* _TASK DIRECTIONS_
In the data below, find every line with the string "that" and pull it out.

* _DATA FOR THIS EXERCISE_
● ● ● ● ● ● ●

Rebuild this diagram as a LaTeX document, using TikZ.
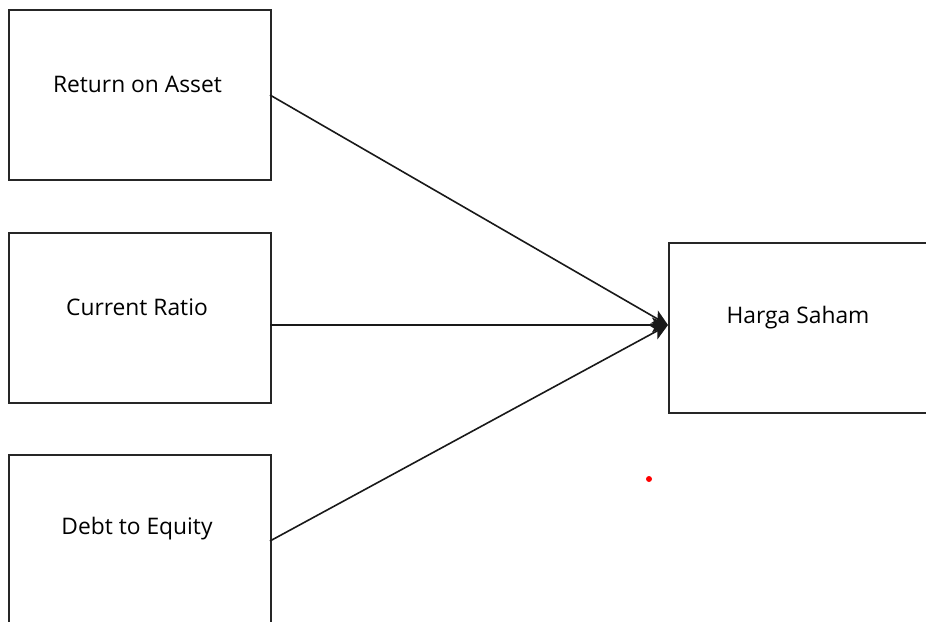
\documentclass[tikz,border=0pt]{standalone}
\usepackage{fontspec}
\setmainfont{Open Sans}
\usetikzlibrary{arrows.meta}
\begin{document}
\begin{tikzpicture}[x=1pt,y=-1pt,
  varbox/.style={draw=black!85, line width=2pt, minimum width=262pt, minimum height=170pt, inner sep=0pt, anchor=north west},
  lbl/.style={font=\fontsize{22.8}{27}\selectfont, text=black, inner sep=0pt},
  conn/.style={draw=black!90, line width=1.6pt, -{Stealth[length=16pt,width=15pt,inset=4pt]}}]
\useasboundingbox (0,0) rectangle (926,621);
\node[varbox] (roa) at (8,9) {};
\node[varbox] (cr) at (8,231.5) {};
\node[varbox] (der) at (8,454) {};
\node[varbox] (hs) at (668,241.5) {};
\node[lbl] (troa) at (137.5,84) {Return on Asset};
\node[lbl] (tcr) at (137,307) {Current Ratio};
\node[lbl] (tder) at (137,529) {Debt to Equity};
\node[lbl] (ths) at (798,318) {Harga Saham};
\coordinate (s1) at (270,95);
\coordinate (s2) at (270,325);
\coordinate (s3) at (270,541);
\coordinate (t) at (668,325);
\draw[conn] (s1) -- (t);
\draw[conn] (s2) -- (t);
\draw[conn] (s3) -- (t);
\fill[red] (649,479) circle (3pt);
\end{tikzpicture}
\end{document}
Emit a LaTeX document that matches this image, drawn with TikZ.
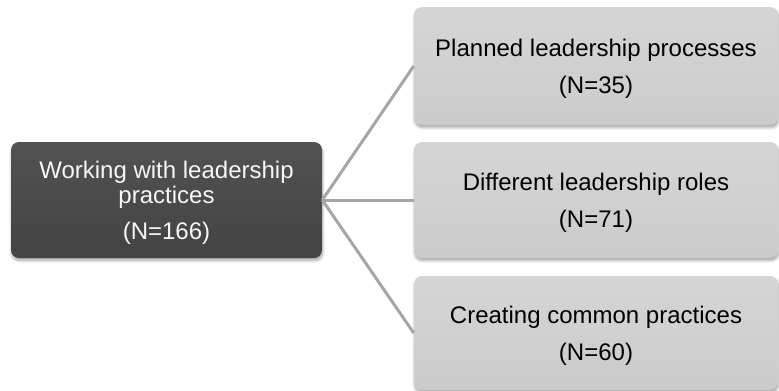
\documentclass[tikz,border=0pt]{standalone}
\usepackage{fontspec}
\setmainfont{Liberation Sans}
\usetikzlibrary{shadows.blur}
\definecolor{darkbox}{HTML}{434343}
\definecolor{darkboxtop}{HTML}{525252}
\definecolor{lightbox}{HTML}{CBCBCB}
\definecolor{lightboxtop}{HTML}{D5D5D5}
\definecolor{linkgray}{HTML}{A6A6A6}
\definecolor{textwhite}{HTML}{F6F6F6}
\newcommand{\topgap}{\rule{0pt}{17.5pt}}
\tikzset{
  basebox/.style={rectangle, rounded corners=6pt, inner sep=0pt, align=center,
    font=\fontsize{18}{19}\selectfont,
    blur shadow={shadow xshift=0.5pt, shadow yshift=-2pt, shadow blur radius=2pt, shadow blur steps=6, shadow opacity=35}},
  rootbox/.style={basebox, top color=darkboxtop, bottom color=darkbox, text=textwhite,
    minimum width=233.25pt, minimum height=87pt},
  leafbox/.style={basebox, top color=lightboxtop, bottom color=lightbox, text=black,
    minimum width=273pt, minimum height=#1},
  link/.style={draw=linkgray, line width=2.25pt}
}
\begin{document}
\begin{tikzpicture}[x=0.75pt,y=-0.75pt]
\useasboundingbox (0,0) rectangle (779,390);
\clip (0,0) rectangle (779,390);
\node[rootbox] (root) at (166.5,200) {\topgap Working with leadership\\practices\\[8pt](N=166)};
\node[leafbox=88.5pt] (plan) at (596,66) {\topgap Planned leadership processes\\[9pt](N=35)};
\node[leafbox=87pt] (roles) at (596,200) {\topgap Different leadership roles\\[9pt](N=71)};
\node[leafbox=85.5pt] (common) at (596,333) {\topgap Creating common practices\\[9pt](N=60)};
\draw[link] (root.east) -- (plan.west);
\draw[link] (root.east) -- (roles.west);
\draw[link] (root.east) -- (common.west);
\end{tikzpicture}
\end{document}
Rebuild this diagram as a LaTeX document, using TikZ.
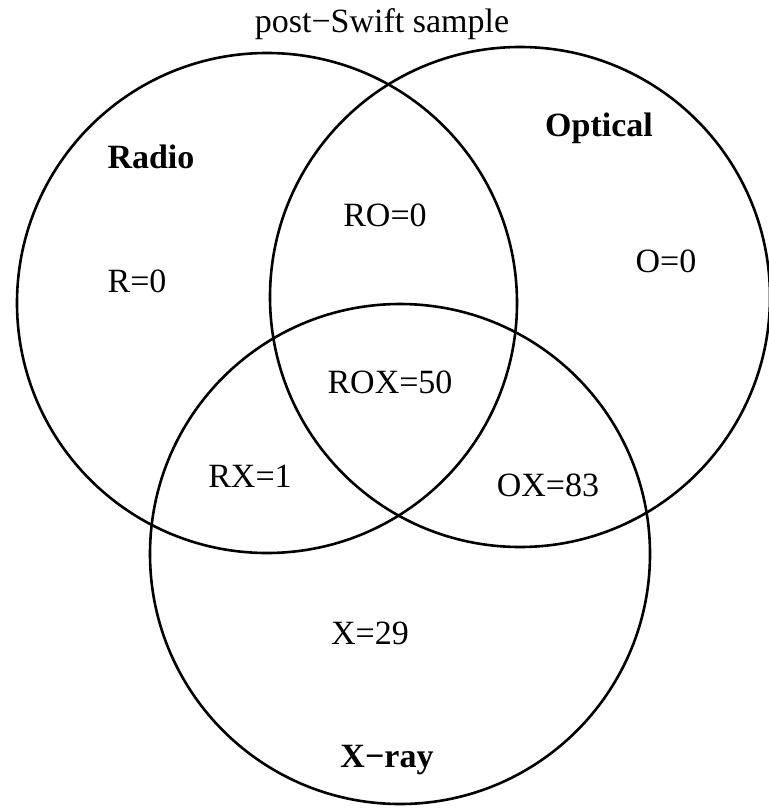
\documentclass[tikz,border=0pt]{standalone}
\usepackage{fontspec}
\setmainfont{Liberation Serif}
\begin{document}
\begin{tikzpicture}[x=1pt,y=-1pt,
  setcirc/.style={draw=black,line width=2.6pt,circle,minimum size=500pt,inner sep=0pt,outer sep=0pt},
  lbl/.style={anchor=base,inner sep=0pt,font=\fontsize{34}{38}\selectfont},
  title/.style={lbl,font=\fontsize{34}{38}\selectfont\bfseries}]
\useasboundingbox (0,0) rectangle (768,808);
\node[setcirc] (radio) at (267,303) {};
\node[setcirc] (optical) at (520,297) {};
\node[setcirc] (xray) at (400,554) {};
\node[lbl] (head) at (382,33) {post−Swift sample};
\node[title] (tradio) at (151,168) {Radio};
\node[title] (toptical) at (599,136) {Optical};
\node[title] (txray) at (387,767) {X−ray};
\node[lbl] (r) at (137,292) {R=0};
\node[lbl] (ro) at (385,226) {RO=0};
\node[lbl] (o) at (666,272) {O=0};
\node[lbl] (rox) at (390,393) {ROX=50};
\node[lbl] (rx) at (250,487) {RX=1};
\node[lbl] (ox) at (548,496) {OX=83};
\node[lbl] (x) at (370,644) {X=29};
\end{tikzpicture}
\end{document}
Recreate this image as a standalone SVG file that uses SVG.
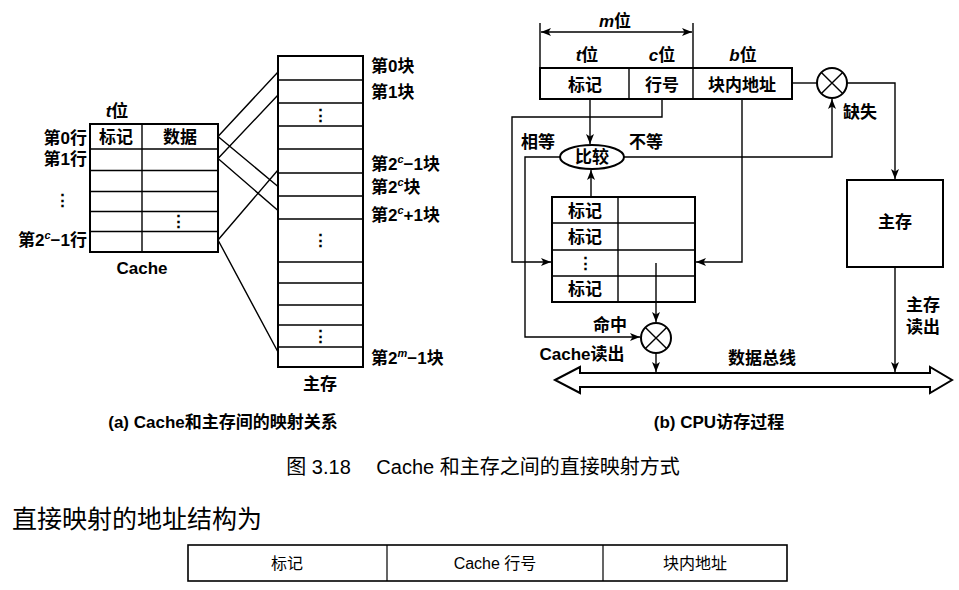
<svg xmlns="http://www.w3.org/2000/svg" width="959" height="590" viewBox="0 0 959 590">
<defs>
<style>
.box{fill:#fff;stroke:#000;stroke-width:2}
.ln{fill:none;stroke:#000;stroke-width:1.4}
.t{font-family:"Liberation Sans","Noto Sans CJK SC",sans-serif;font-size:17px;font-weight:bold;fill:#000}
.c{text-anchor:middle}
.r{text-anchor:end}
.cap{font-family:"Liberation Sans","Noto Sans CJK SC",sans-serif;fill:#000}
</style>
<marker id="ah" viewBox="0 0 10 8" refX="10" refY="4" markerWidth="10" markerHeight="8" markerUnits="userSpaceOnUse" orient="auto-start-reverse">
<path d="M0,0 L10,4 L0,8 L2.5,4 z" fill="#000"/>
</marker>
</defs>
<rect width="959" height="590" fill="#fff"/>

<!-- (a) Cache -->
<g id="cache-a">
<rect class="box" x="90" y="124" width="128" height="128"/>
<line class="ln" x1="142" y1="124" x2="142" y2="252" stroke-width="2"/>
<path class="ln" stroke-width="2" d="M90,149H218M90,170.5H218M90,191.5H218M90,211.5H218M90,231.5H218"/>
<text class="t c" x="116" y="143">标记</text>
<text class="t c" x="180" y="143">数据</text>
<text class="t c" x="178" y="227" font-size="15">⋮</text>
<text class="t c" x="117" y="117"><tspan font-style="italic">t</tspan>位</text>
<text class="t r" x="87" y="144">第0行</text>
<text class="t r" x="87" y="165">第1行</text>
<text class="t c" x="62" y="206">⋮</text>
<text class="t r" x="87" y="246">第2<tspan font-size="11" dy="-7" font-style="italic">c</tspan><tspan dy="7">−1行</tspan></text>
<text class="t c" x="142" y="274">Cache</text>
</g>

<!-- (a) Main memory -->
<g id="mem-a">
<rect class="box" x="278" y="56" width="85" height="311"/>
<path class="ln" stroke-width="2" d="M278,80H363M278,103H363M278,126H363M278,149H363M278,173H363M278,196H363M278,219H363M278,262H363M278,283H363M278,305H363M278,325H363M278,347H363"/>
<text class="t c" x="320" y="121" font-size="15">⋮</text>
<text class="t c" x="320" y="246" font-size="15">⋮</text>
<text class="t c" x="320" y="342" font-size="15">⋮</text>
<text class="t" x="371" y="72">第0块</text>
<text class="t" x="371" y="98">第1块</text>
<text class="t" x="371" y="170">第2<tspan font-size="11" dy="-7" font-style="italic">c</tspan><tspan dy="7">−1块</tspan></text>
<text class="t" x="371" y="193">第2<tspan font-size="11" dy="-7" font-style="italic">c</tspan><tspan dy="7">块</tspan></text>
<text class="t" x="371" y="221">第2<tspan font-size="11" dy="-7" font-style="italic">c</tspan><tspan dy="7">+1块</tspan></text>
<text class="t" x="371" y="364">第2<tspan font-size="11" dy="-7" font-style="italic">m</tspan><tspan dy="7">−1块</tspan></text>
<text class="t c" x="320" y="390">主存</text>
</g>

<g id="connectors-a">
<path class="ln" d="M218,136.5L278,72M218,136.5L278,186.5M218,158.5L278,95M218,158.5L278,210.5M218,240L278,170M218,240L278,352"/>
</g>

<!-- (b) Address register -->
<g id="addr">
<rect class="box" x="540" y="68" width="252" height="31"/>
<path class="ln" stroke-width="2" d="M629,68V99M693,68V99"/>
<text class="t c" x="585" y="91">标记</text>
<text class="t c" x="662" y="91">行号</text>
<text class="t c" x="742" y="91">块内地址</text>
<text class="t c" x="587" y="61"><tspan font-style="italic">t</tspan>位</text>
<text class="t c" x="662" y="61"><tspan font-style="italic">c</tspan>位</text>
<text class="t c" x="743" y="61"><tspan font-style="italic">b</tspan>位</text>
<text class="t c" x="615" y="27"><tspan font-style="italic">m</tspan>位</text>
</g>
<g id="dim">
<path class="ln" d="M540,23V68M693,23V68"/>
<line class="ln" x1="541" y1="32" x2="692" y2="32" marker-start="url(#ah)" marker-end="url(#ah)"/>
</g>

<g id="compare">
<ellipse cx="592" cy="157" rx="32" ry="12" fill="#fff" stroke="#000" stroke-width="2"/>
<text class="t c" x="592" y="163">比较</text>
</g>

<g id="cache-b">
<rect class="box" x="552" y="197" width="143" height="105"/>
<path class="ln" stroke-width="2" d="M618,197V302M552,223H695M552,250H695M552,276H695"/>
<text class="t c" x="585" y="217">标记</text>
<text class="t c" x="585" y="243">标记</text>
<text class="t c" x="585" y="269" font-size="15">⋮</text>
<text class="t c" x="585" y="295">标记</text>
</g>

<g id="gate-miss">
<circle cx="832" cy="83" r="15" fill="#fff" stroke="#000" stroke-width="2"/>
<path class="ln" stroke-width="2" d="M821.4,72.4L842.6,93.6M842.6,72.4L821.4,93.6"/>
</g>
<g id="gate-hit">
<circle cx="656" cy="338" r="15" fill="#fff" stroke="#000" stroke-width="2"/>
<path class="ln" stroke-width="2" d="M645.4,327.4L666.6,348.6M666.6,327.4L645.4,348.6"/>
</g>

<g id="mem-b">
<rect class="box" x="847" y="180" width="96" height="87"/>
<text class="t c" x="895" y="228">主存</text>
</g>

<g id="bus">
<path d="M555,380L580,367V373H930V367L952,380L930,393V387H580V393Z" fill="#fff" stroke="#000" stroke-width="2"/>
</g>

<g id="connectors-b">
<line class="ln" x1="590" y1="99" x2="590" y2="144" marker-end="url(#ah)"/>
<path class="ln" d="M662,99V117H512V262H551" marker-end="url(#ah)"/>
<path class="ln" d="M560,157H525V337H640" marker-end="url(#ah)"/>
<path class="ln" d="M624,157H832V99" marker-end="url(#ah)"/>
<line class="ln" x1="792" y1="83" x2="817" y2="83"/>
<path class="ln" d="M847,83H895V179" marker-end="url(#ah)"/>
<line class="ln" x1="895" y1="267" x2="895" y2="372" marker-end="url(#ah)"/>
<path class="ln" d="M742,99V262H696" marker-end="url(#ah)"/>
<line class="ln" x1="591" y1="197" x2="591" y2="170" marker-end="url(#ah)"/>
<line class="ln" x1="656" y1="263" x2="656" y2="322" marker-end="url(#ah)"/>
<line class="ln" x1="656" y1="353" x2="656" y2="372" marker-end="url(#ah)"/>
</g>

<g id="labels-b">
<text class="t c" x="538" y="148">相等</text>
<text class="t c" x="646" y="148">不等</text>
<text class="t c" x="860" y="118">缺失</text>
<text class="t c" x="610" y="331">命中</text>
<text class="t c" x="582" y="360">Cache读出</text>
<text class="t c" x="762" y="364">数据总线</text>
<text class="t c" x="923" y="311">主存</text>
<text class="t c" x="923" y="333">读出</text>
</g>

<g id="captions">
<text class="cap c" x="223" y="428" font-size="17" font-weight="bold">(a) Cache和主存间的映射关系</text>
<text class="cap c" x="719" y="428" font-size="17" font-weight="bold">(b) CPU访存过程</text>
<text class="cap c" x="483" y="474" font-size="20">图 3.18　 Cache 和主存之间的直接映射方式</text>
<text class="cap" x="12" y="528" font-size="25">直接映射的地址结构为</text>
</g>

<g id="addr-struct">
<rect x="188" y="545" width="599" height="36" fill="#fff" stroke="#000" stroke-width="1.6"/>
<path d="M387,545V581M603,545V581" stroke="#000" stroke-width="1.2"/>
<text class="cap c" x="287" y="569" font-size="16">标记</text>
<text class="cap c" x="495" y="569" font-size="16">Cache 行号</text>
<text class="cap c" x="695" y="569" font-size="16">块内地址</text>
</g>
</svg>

● ● ● ● ● ● ●

* _SOLUTION TO THE EXERCISE_
Emit a LaTeX document that matches this image, drawn with TikZ.
Recreate this image as a standalone SVG file that uses SVG.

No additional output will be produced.